The topic was heaven and hell -- much of it grappling with ideas I wrote my "C.S. Lewis and the Bible" paper on in college.  That we are saved by God's grace, grace that gives us the ability to choose, even if our choice is a hell locked from the inside -- a hell filled still with the love of God, and obstinate rejection of that love.

We talked about animals, and how, while not immortal in themselves, our interaction with them -- knowing them, loving them -- may make them, in Lewis's mind anyway, eternal beings.  As Kallistos said, "We cannot know, but we can hope."

It was a phrase he repeated a lot.  A phrase he used when he said that believing that all must be saved is contrary to the freedom of a loving God, but still we can hope, while we cannot know, that all will be saved.
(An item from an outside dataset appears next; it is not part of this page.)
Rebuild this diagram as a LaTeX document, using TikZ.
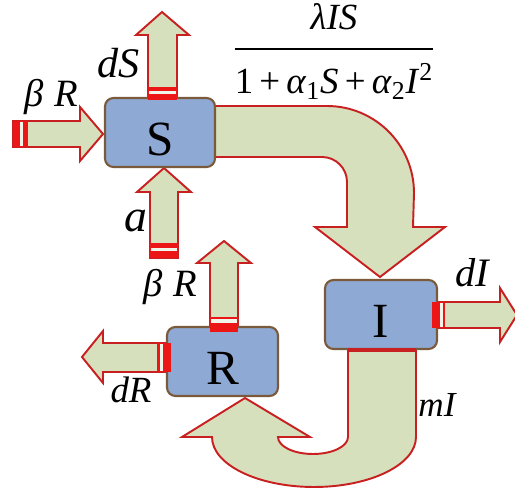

And, in phrases that resonated with Lewis and Tolkien's visions of fairy-stories and fantasy, when asked about learning from other religions, he answered that journeys are about coming home with new eyes.  In the same way, religious dialog is valuable (and beautiful) in that it helps us see new truth within our own tradition -- and exposes us to new ways of approaching the Divine through prayer.  

And apparently heaven (Lewis would be happy to know) will be like the Oxford University Walking Club -- or Felix the Cat who kept walking on ("further up, and further in").

And now it is midnight, and crew training, last minute reading, and Old Norse tutorials await me in the morning.  So to bed I must go.  

*I will admit that this passion for dead white men is problematic on many levels.  But God gives grace even to them, and their words and worlds resonate deep within my soul, calling me home to lost visions.